Recent events prompt experts to revisit issue of replacing NEET with state CET
The argument between a national entrance exam for medical admissions versus a state-level entrance exam has for long been debated and the recent happenings have only made this debate stronger.
Days after the Bombay high court (HC) directed the National Testing Agency (NTA) – the nodal examination authority – to conduct a fresh round of entrance exam for two students in the country who were wronged the first time, more and more people are questioning the “haphazard manner” in which an entrance exam of such great value is being conducted year after year.
“This is not the first time that students have been affected due to lack of knowledge among exam invigilators. NTA has rarely ever trained personnel across the country before holding such an important exam and this has resulted in the current situation,” said Sudha Shenoy, parent and activist. She added that while two students approached HC, several others have faced issues of delay in being handed over the answer booklet or answer papers being early snatching away on the examination day.
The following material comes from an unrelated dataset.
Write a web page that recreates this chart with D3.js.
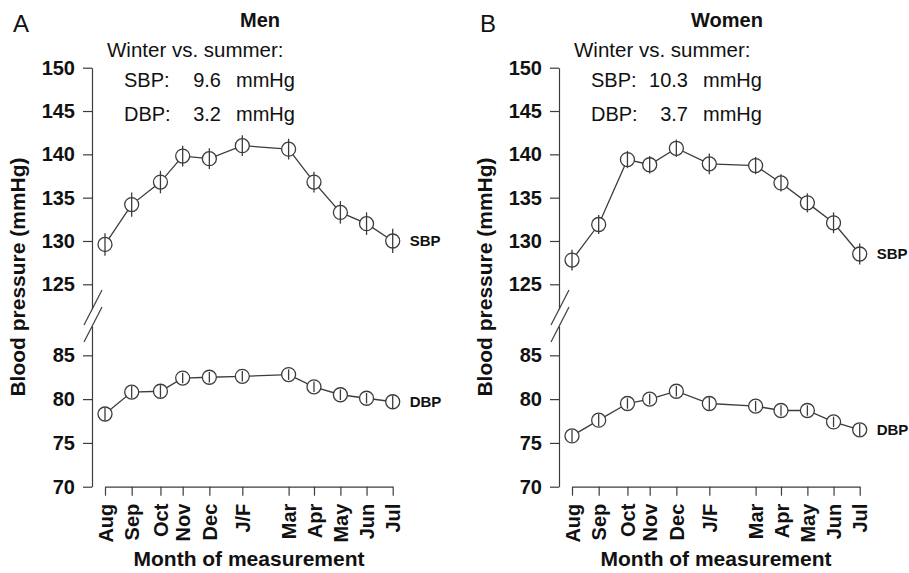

“Such issues might sound frivolous to the examiners but for students who have been preparing for an exam for two years or more, every minute of that examination counts and errors on part of the invigilators costs students their future,” she added.
The National Eligibility-cum-Entrance Test (NEET) is an all-India medical and dental entrance exam that was initiated in 2016 by the Central government by quashing all state-held common entrance tests (CET) to bring into effect a uniform entrance test. This move was challenged by several state governments in 2016, but to no avail.
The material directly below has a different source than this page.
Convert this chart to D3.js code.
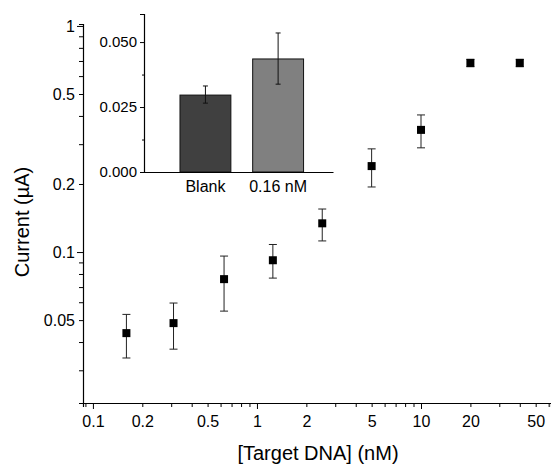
<!DOCTYPE html>
<html>
<head>
<meta charset="utf-8">
<title>Current vs target DNA</title>
<style>
  body { margin: 0; background: #fff; }
  text { font-family: "Liberation Sans", Arial, sans-serif; fill: #000; }
  .domain { stroke: #000; stroke-width: 1.2px; }
  .tick line { stroke: #000; stroke-width: 1px; }
</style>
</head>
<body>
<script src="https://d3js.org/d3.v7.min.js"></script>
<script>
// main series: concentration (nM), current (uA) with error bar ends
var conc   = [0.16, 0.31, 0.63, 1.25, 2.5, 5, 10, 20, 40];
var current = [0.0438, 0.0485, 0.0759, 0.092, 0.134, 0.240, 0.347, 0.686, 0.686];
var errHi  = [0.053, 0.0595, 0.096, 0.108, 0.155, 0.286, 0.404, 0.712, 0.712];
var errLo  = [0.034, 0.0372, 0.0548, 0.0767, 0.112, 0.194, 0.289, 0.660, 0.660];

// inset bars
var barCats  = ["Blank", "0.16 nM"];
var barVals  = [0.0296, 0.0435];
var barErrHi = [0.0331, 0.0535];
var barErrLo = [0.0265, 0.0338];
var barColors = ["#404040", "#808080"];

var xTickLabels = [0.1, 0.2, 0.5, 1, 2, 5, 10, 20, 50];
var yTickLabels = [0.05, 0.1, 0.2, 0.5, 1];
var insetTicks = [0, 0.025, 0.05];

var width = 551, height = 466;

var svg = d3.select("body").append("svg")
    .attr("width", width)
    .attr("height", height);

var x = d3.scaleLog().domain([0.087, 62]).range([83, 551]);
var y = d3.scaleLog().domain([0.0215, 1.02]).range([403, 24]);

function logTicks(lo, hi) {
    var out = [];
    for (var e = -3; e <= 3; e++) {
        for (var m = 1; m <= 9; m++) {
            var v = +(m * Math.pow(10, e)).toPrecision(3);
            if (v >= lo && v <= hi) out.push(v);
        }
    }
    return out;
}
function isDecade(v) {
    var l = Math.log10(v);
    return Math.abs(l - Math.round(l)) < 1e-6;
}

// x axis
var xAxis = svg.append("g")
    .attr("transform", "translate(0,403)")
    .call(d3.axisBottom(x)
        .tickValues(logTicks(0.087, 62))
        .tickSizeOuter(0)
        .tickSize(4)
        .tickPadding(9)
        .tickFormat(function (d) { return xTickLabels.indexOf(d) >= 0 ? d3.format("~g")(d) : ""; }));
xAxis.selectAll(".tick line").attr("y2", function (d) { return isDecade(d) ? 6 : 4; });
xAxis.selectAll("text").style("font-size", "16px");

// y axis
var yAxis = svg.append("g")
    .attr("transform", "translate(83,0)")
    .call(d3.axisLeft(y)
        .tickValues(logTicks(0.0215, 1.02))
        .tickSizeOuter(0)
        .tickSize(4)
        .tickPadding(4)
        .tickFormat(function (d) { return yTickLabels.indexOf(d) >= 0 ? d3.format("~g")(d) : ""; }));
yAxis.selectAll(".tick line").attr("x2", function (d) { return isDecade(d) ? -6 : -4; });
yAxis.selectAll("text").style("font-size", "16px");

// axis titles
svg.append("text")
    .attr("x", 318)
    .attr("y", 460)
    .attr("text-anchor", "middle")
    .style("font-size", "20px")
    .text("[Target DNA] (nM)");

svg.append("text")
    .attr("transform", "translate(29,222) rotate(-90)")
    .attr("text-anchor", "middle")
    .style("font-size", "20px")
    .text("Current (\u00b5A)");

// error bars
var pts = svg.append("g");
conc.forEach(function (c, i) {
    var cx = x(c);
    pts.append("line")
        .attr("x1", cx).attr("x2", cx)
        .attr("y1", y(errLo[i])).attr("y2", y(errHi[i]))
        .attr("stroke", "#222").attr("stroke-width", 1);
    [errLo[i], errHi[i]].forEach(function (v) {
        pts.append("line")
            .attr("x1", cx - 4).attr("x2", cx + 4)
            .attr("y1", y(v)).attr("y2", y(v))
            .attr("stroke", "#222").attr("stroke-width", 1);
    });
});
pts.selectAll("rect")
    .data(conc)
    .enter().append("rect")
    .attr("x", function (d) { return x(d) - 4; })
    .attr("y", function (d, i) { return y(current[i]) - 4; })
    .attr("width", 8)
    .attr("height", 8)
    .attr("fill", "#000");

// inset
var ix = d3.scaleBand().domain(barCats).range([144, 333])
    .paddingInner(0.3).paddingOuter(0.45).align(0.55);
var iy = d3.scaleLinear().domain([0, 0.0608]).range([172, 14]);

var inset = svg.append("g");

inset.selectAll("rect")
    .data(barCats)
    .enter().append("rect")
    .attr("x", function (d) { return ix(d); })
    .attr("y", function (d, i) { return iy(barVals[i]); })
    .attr("width", ix.bandwidth())
    .attr("height", function (d, i) { return iy(0) - iy(barVals[i]); })
    .attr("fill", function (d, i) { return barColors[i]; })
    .attr("stroke", "#111")
    .attr("stroke-width", 1);

barCats.forEach(function (c, i) {
    var cx = ix(c) + ix.bandwidth() / 2;
    inset.append("line")
        .attr("x1", cx).attr("x2", cx)
        .attr("y1", iy(barErrLo[i])).attr("y2", iy(barErrHi[i]))
        .attr("stroke", "#111").attr("stroke-width", 1);
    [barErrLo[i], barErrHi[i]].forEach(function (v) {
        inset.append("line")
            .attr("x1", cx - 2.5).attr("x2", cx + 2.5)
            .attr("y1", iy(v)).attr("y2", iy(v))
            .attr("stroke", "#111").attr("stroke-width", 1);
    });
});

var iyAxis = inset.append("g")
    .attr("transform", "translate(144,0)")
    .call(d3.axisLeft(iy)
        .tickValues([0, 0.0125, 0.025, 0.0375, 0.05])
        .tickSizeOuter(0)
        .tickSize(4)
        .tickPadding(3)
        .tickFormat(function (d) { return insetTicks.indexOf(d) >= 0 ? d3.format(".3f")(d) : ""; }));
iyAxis.selectAll(".tick line").attr("x2", function (d) { return insetTicks.indexOf(d) >= 0 ? -4 : -2; });
iyAxis.selectAll("text").style("font-size", "15px");

var ixAxis = inset.append("g")
    .attr("transform", "translate(0,172)")
    .call(d3.axisBottom(ix).tickSize(0).tickSizeOuter(0).tickPadding(9));
ixAxis.selectAll("text").style("font-size", "16px");
</script>
</body>
</html>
In September, the Tamil Nadu (TN) Assembly passed a bill seeking permanent exemption to medical aspirants from the state from NEET. The Tamil Nadu Admission to Undergraduate Medical Degree Courses Bill, 2021, was supported by several political parties in the state and was introduced after a 19-year old medical aspirant died by suicide at his home hours before NEET was conducted on September 11.
Days after the TN Assembly decision, Maharashtra minister for medical education Amit Deshmukh suggested that the government will review the all-India entrance exam and decide whether it is good for students. He responded to a letter written by a local leader addressed to chief minister Uddhav Thackeray, requesting scrapping of NEET, and conducting of medical admissions based on class 12 scores instead.
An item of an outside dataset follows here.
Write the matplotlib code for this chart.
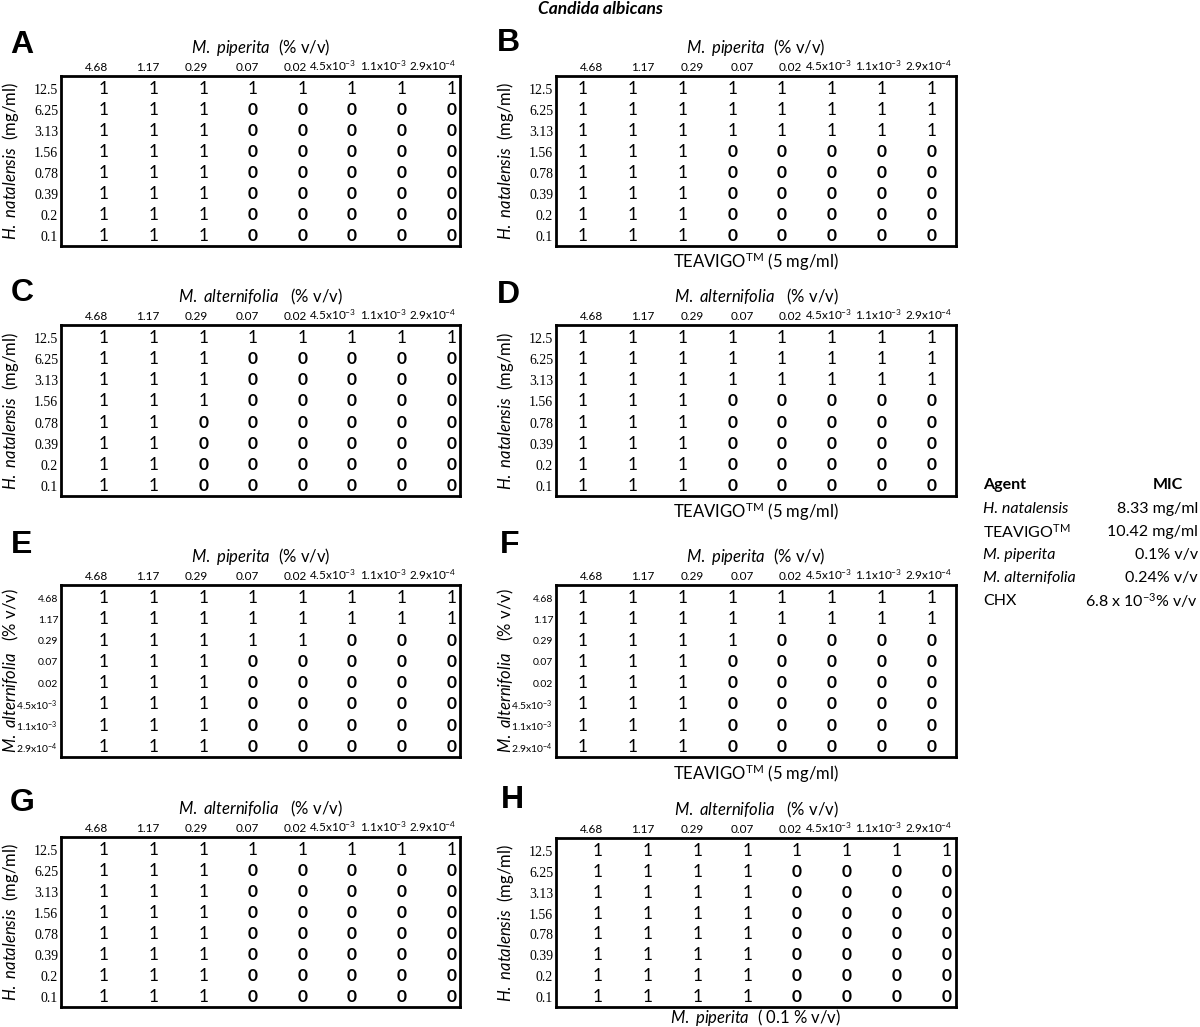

“Any examination which involves 15-16 lakh students cannot and should not be conducted by a central authority. For nearly 16 years before NEET was introduced, every state conducted its own entrance exam to fill up 85% seats under state quota and never faced trouble. I think it’s time to go back to the old model and put an end to the misery this exam is causing to medical aspirants,” said Dr TP Lahane, former director of the state Directorate of Medical Education and Research (DMER).
He added that an all-India entrance exam can be conducted for those aiming for the 15% all-India quota (AIQ) seats while admissions to state quota seats be decided based on state CETs.
While many stakeholders, including students and parents, agree with this stand, some still feel NEET should stay.
“Students from state boards took a couple of years to be prepared and stand at par with fellow students from central boards because NEET syllabus was based on NCERT (National Council of Educational Research and Training) syllabus. To make changes once again will mean bringing sudden changes, which will be unfair to students who are already quite stressed preparing for such competitive exams,” said Akriti Patel, parent of a medical student.